Some time ago I either heard a speaker or read a writer who referred to a hockey stick to illustrate how the Psalmist pours out His heart to God, plunging low with his feelings and doubts. Having spent time in God’s presence the Psalmists feelings are turned around by God at the point of meeting in the crook of the J shape of the hockey stick. Not the world's greatest illustration but it has stuck with me (maybe because a major part of my school sporting legacy was to be dumped from the school hockey team..)
photo credit: chelmsfordblue



Confessions

It would be great to avoid the palaver of even getting into this position of inner-self-beating in the first place over small-things-that-become-big-things because it is difficult and more than a little depressing

A lifetime of thought patterns learned in childhood, slowly germinated along the way and deep-rooted

For the times when prayer is not the first port of call in the refuge of the storm and thoughts are given permission to fester because that is easier, especially if a raw nerve has been trodden upon

Consoling the hurt I feel, feeding it and giving it sympathy rather than acknowledging it and handing over the burden to my heavenly Father

For the times in the past where this cycle has been overwhelming  and has multiplied into the beating of a thousand tiny hockey sticks in the mind, developing into full-blown periods of depression

Grief for these times where happiness has been completely crushed and overwhelmed

All consuming seasons where the comparison habit has unwittingly leaked sharp fragments into the tender hearts of my own children

That is great sadness


But never ever venturing down this unhealthy route of absorbing negative comparisons again is highly unlikely.
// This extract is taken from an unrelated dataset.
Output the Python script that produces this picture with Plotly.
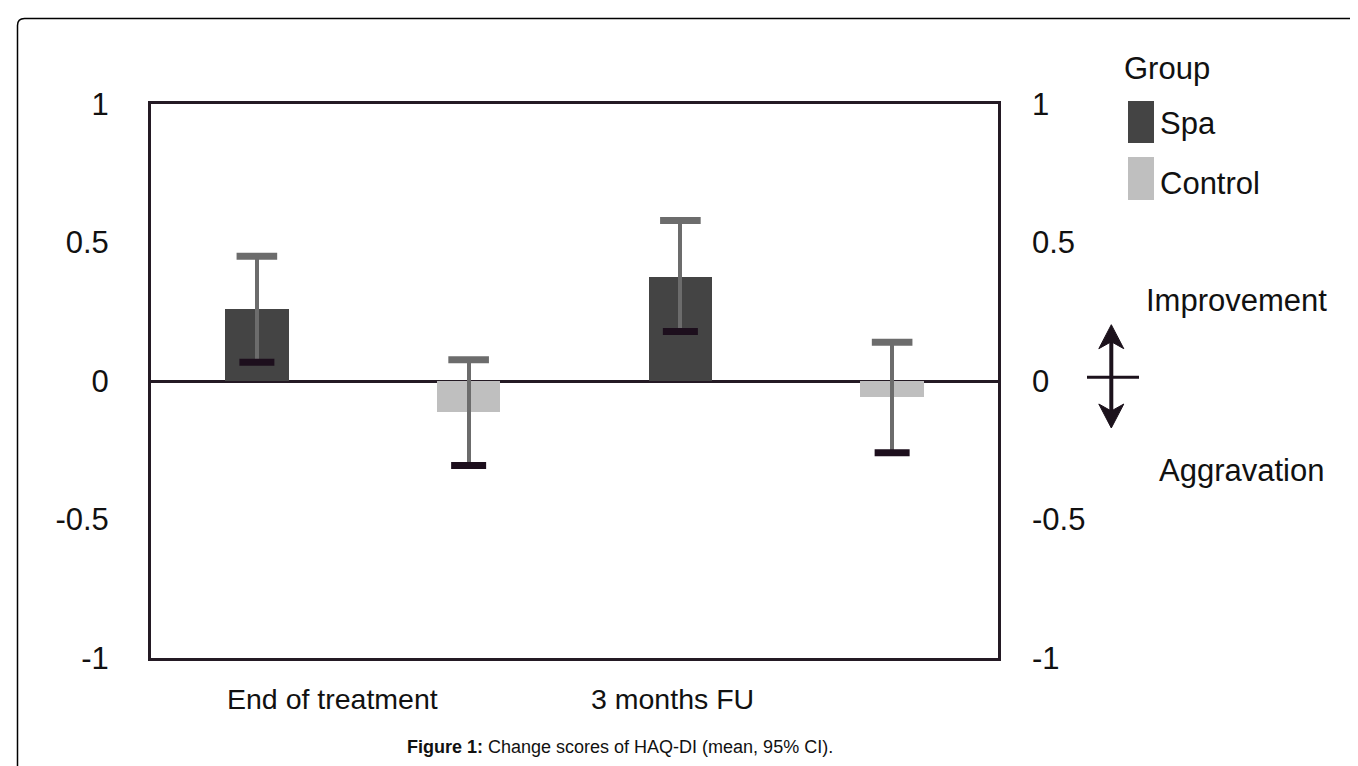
import plotly.graph_objects as go

# ---------------- data ----------------
timepoints = ["End of treatment", "3 months FU"]
groups = ["Spa", "Control"]
spa_mean = [0.26, 0.377]
spa_ci_low = [0.068, 0.179]
spa_ci_high = [0.45, 0.579]
ctrl_mean = [-0.113, -0.059]
ctrl_ci_low = [-0.305, -0.259]
ctrl_ci_high = [0.077, 0.14]
y_tickvals = [-1, -0.5, 0, 0.5, 1]
y_ticktext = ["-1", "-0.5", "0", "0.5", "1"]

# ---------------- style ----------------
W, H = 1358, 766
L, R, T, B = 143, 990, 96, 650          # plot area in pixels
FONT = "Liberation Sans, Arial, sans-serif"
TXT = "#111111"
SPA_C = "#444444"
CTRL_C = "#bfbfbf"
ERR_C = "#6c6c6c"
LOWCAP_C = "#1d0f1d"
BORDER_C = "#241a24"
BIG = 31

def px(x):
    return (x - L) / (R - L)

def py(y):
    return (B - y) / (B - T)

# bar positions: each timepoint has two slots (Spa, Control)
spa_x = [2 * i + 0.5 for i in range(len(timepoints))]
ctrl_x = [2 * i + 1.5 for i in range(len(timepoints))]

fig = go.Figure()

def add_group(xs, mean, lo, hi, color, name):
    fig.add_trace(go.Bar(
        x=xs, y=mean, width=0.3, name=name, marker=dict(color=color, line_width=0),
        error_y=dict(type="data", symmetric=False,
                     array=[h - m for h, m in zip(hi, mean)],
                     arrayminus=[m - l for m, l in zip(mean, lo)],
                     color=ERR_C, thickness=4, width=0),
        showlegend=False, hoverinfo="skip"))
    # upper caps
    fig.add_trace(go.Scatter(
        x=xs, y=hi, mode="markers", showlegend=False, hoverinfo="skip",
        marker=dict(symbol="line-ew", size=29, line=dict(width=7, color=ERR_C))))
    # lower caps
    fig.add_trace(go.Scatter(
        x=xs, y=lo, mode="markers", showlegend=False, hoverinfo="skip",
        marker=dict(symbol="line-ew", size=25, line=dict(width=7, color=LOWCAP_C))))

add_group(spa_x, spa_mean, spa_ci_low, spa_ci_high, SPA_C, groups[0])
add_group(ctrl_x, ctrl_mean, ctrl_ci_low, ctrl_ci_high, CTRL_C, groups[1])

# invisible trace so the right-hand axis is drawn
fig.add_trace(go.Scatter(x=[spa_x[0]], y=[0], yaxis="y2", mode="markers",
                         marker=dict(opacity=0), showlegend=False, hoverinfo="skip"))

fig.update_layout(
    width=W, height=H,
    margin=dict(l=L, r=W - R, t=T, b=H - B, pad=0),
    paper_bgcolor="white", plot_bgcolor="white",
    font=dict(family=FONT, size=BIG, color=TXT),
    bargap=0,
    xaxis=dict(range=[0, 4], showticklabels=False, showgrid=False, zeroline=False,
               showline=True, linecolor=BORDER_C, linewidth=3, mirror=True, ticks=""),
    yaxis=dict(range=[-1, 1], tickvals=y_tickvals, ticktext=y_ticktext, showgrid=False,
               zeroline=True, zerolinecolor=BORDER_C, zerolinewidth=3,
               showline=True, linecolor=BORDER_C, linewidth=3, mirror=True,
               ticks="", ticklabelstandoff=33, tickfont=dict(size=BIG)),
    yaxis2=dict(range=[-1, 1], overlaying="y", side="right", tickvals=y_tickvals,
                ticktext=y_ticktext, showgrid=False, zeroline=False, showline=False,
                ticks="", ticklabelstandoff=33, tickfont=dict(size=BIG)),
)

ann = []
# category labels
cat_centers = [324, 664]
for lab, cx in zip(timepoints, cat_centers):
    ann.append(dict(x=px(cx), y=py(691), xref="paper", yref="paper", text=lab,
                    showarrow=False, xanchor="center", yanchor="middle",
                    font=dict(size=28.5, color=TXT)))
# legend
ann.append(dict(x=px(1114), y=py(61), xref="paper", yref="paper", text="Group",
                showarrow=False, xanchor="left", yanchor="middle", font=dict(size=BIG)))
ann.append(dict(x=px(1150), y=py(115), xref="paper", yref="paper", text=groups[0],
                showarrow=False, xanchor="left", yanchor="middle", font=dict(size=BIG)))
ann.append(dict(x=px(1150), y=py(175), xref="paper", yref="paper", text=groups[1],
                showarrow=False, xanchor="left", yanchor="middle", font=dict(size=BIG)))
# direction labels
ann.append(dict(x=px(1136), y=py(292), xref="paper", yref="paper", text="Improvement",
                showarrow=False, xanchor="left", yanchor="middle", font=dict(size=BIG)))
ann.append(dict(x=px(1149), y=py(462), xref="paper", yref="paper", text="Aggravation",
                showarrow=False, xanchor="left", yanchor="middle", font=dict(size=BIG)))
# caption
ann.append(dict(x=px(612), y=py(739), xref="paper", yref="paper",
                text="<b>Figure 1:</b> Change scores of HAQ-DI (mean, 95% CI).",
                showarrow=False, xanchor="center", yanchor="middle",
                font=dict(size=18, color=TXT)))
fig.update_layout(annotations=ann)

shapes = []
# legend swatches
shapes.append(dict(type="rect", xref="paper", yref="paper", x0=px(1120), x1=px(1146),
                   y0=py(135), y1=py(93), fillcolor=SPA_C, line_width=0))
shapes.append(dict(type="rect", xref="paper", yref="paper", x0=px(1120), x1=px(1146),
                   y0=py(192), y1=py(149), fillcolor=CTRL_C, line_width=0))
# outer frame (rounded top-left corner)
r = 7
fx, fy = 9.5, 10.5
path = (f"M {px(fx)} {py(H + 5)} L {px(fx)} {py(fy + r)} "
        f"Q {px(fx)} {py(fy)} {px(fx + r)} {py(fy)} L {px(W + 5)} {py(fy)}")
shapes.append(dict(type="path", xref="paper", yref="paper", path=path,
                   line=dict(color="#000000", width=1.5)))
# double arrow
ax = 1103.3
ARW = "#1c121c"
shapes.append(dict(type="line", xref="paper", yref="paper", x0=px(ax), x1=px(ax),
                   y0=py(330), y1=py(407), line=dict(color=ARW, width=4)))
shapes.append(dict(type="line", xref="paper", yref="paper", x0=px(1079), x1=px(1131),
                   y0=py(369.3), y1=py(369.3), line=dict(color=ARW, width=3)))
def head(tip_y, d):
    pts = [(ax, tip_y), (ax + 12.5, tip_y + d * 24), (ax, tip_y + d * 17),
           (ax - 12.5, tip_y + d * 24)]
    p = "M " + " L ".join(f"{px(x)} {py(y)}" for x, y in pts) + " Z"
    return dict(type="path", xref="paper", yref="paper", path=p, fillcolor=ARW,
                line=dict(color=ARW, width=1))
shapes.append(head(316.7, 1))
shapes.append(head(420.0, -1))
fig.update_layout(shapes=shapes)

fig.write_html("out.html")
Many lessons have taught me that I know that these warped perspectives are truly and fully met head on in the very act of praying, wrestling or handing over before God, however we do this part. Something then cracks open, allowing the divine exchange of His love to take place in our hearts. I do not know how, but I know that it does, figuratively speaking between the heel and the toe of the hockey stick.  

In willing hearts I believe God is in the business of breaking the cycle of the comparison habit wherever and however it manifests itself. And He in His grace still chooses to use me to do His work while the work is in progress. The very antithesis of what comparison tries to tell us.

Processing thoughts when others lay their weakness cards on the table gives us two reactional choices: 

  • to listen and hear them out, walk away from comparison and enter into the mess, with grace
  • invoke the comparison, inwardly roll our eyes, tut and say to ourselves 'thank goodness I'm not like that', ignoring the fact that THAT with maybe a different face is looking right back at us eyeball to eyeball


The stupid comparison habit is out on the table, or in this case out on the field. I am more than happy to keep knocking seven bells out of it with a hockey stick when it's needed. And on days when I'm not so successful at stopping those comparisons carousing I suspect there will be a team of you who have my back and will be waiting on the benches ready to help me out with your hockey sticks.

It's game.



Is this something you struggle with?

Are you able to nip comparison and negative thoughts in the bud before they start running riot on the field?